EXERCISE PROMPT: Transcribe the whole listing without a single picture.

GIVEN DATA:
-- -- --
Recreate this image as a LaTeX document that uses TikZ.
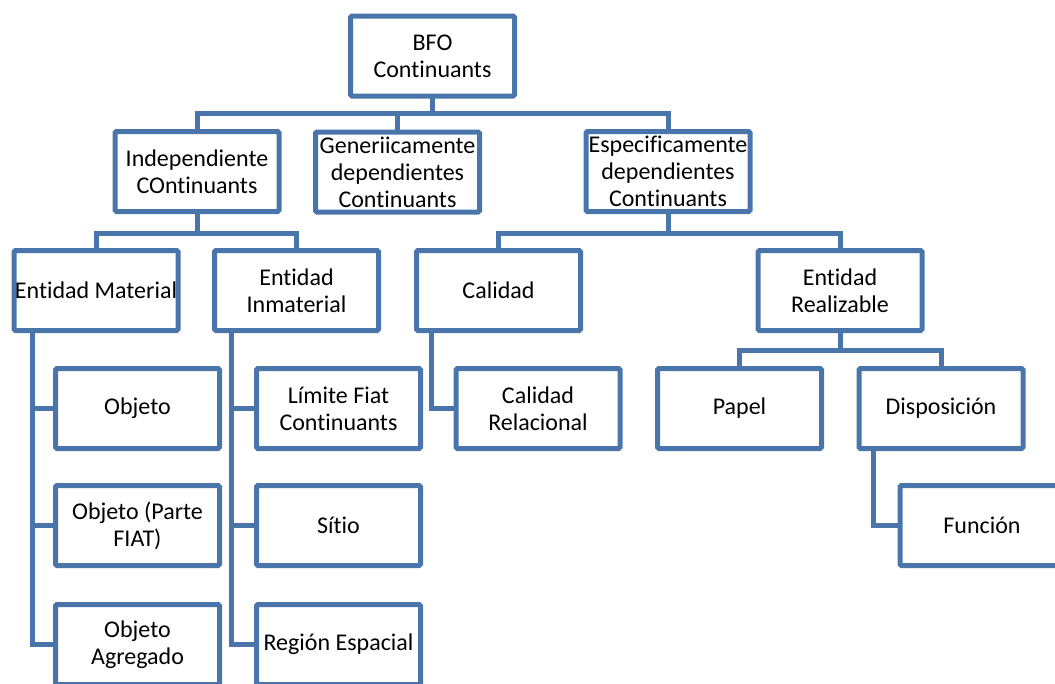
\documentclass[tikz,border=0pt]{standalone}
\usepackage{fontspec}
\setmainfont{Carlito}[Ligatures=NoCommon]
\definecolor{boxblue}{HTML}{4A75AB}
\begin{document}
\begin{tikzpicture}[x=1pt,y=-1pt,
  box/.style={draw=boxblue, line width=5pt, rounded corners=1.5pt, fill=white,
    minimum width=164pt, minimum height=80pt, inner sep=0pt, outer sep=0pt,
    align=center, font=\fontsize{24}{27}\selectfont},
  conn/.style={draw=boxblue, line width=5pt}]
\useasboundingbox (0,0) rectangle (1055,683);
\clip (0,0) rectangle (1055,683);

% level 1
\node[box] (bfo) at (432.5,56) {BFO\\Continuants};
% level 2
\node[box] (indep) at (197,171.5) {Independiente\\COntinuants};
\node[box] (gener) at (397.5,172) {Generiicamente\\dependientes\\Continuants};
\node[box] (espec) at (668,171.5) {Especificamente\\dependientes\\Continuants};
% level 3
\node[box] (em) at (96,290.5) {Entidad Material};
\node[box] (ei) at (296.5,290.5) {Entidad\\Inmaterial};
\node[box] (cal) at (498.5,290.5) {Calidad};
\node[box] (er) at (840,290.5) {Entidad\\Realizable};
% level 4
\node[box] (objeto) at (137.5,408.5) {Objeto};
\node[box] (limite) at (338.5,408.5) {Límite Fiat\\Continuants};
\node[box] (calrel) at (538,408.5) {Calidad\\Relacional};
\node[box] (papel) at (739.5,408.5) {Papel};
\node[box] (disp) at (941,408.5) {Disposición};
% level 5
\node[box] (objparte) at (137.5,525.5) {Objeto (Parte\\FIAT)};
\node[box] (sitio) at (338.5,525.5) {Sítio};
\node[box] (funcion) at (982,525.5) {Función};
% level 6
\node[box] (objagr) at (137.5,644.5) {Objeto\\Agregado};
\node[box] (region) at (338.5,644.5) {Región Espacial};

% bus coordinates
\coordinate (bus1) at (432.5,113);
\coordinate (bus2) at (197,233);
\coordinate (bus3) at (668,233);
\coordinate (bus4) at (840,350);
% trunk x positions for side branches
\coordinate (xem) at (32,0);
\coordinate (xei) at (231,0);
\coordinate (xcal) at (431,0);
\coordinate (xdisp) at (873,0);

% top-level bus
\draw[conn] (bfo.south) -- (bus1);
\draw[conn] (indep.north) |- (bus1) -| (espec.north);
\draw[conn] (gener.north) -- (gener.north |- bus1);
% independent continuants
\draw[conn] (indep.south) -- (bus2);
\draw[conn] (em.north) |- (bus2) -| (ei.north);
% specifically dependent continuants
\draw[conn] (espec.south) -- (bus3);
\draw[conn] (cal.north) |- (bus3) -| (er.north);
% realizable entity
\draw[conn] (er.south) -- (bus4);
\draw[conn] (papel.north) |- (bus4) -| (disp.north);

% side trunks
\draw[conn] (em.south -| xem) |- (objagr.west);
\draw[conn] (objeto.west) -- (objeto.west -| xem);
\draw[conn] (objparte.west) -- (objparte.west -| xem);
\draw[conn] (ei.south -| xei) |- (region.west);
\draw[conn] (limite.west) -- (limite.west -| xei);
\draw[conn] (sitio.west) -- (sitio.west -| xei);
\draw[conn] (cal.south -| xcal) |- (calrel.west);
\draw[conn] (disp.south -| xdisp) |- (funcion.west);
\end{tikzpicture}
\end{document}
-- -- --
WRITTEN SOLUTION:
Recreate this image as a LaTeX document that uses TikZ.
\documentclass[tikz,border=0pt]{standalone}
\usepackage{fontspec}
\setmainfont{Carlito}[Ligatures=NoCommon]
\definecolor{boxblue}{HTML}{4A75AB}
\begin{document}
\begin{tikzpicture}[x=1pt,y=-1pt,
  box/.style={draw=boxblue, line width=5pt, rounded corners=1.5pt, fill=white,
    minimum width=164pt, minimum height=80pt, inner sep=0pt, outer sep=0pt,
    align=center, font=\fontsize{24}{27}\selectfont},
  conn/.style={draw=boxblue, line width=5pt}]
\useasboundingbox (0,0) rectangle (1055,683);
\clip (0,0) rectangle (1055,683);

% level 1
\node[box] (bfo) at (432.5,56) {BFO\\Continuants};
% level 2
\node[box] (indep) at (197,171.5) {Independiente\\COntinuants};
\node[box] (gener) at (397.5,172) {Generiicamente\\dependientes\\Continuants};
\node[box] (espec) at (668,171.5) {Especificamente\\dependientes\\Continuants};
% level 3
\node[box] (em) at (96,290.5) {Entidad Material};
\node[box] (ei) at (296.5,290.5) {Entidad\\Inmaterial};
\node[box] (cal) at (498.5,290.5) {Calidad};
\node[box] (er) at (840,290.5) {Entidad\\Realizable};
% level 4
\node[box] (objeto) at (137.5,408.5) {Objeto};
\node[box] (limite) at (338.5,408.5) {Límite Fiat\\Continuants};
\node[box] (calrel) at (538,408.5) {Calidad\\Relacional};
\node[box] (papel) at (739.5,408.5) {Papel};
\node[box] (disp) at (941,408.5) {Disposición};
% level 5
\node[box] (objparte) at (137.5,525.5) {Objeto (Parte\\FIAT)};
\node[box] (sitio) at (338.5,525.5) {Sítio};
\node[box] (funcion) at (982,525.5) {Función};
% level 6
\node[box] (objagr) at (137.5,644.5) {Objeto\\Agregado};
\node[box] (region) at (338.5,644.5) {Región Espacial};

% bus coordinates
\coordinate (bus1) at (432.5,113);
\coordinate (bus2) at (197,233);
\coordinate (bus3) at (668,233);
\coordinate (bus4) at (840,350);
% trunk x positions for side branches
\coordinate (xem) at (32,0);
\coordinate (xei) at (231,0);
\coordinate (xcal) at (431,0);
\coordinate (xdisp) at (873,0);

% top-level bus
\draw[conn] (bfo.south) -- (bus1);
\draw[conn] (indep.north) |- (bus1) -| (espec.north);
\draw[conn] (gener.north) -- (gener.north |- bus1);
% independent continuants
\draw[conn] (indep.south) -- (bus2);
\draw[conn] (em.north) |- (bus2) -| (ei.north);
% specifically dependent continuants
\draw[conn] (espec.south) -- (bus3);
\draw[conn] (cal.north) |- (bus3) -| (er.north);
% realizable entity
\draw[conn] (er.south) -- (bus4);
\draw[conn] (papel.north) |- (bus4) -| (disp.north);

% side trunks
\draw[conn] (em.south -| xem) |- (objagr.west);
\draw[conn] (objeto.west) -- (objeto.west -| xem);
\draw[conn] (objparte.west) -- (objparte.west -| xem);
\draw[conn] (ei.south -| xei) |- (region.west);
\draw[conn] (limite.west) -- (limite.west -| xei);
\draw[conn] (sitio.west) -- (sitio.west -| xei);
\draw[conn] (cal.south -| xcal) |- (calrel.west);
\draw[conn] (disp.south -| xdisp) |- (funcion.west);
\end{tikzpicture}
\end{document}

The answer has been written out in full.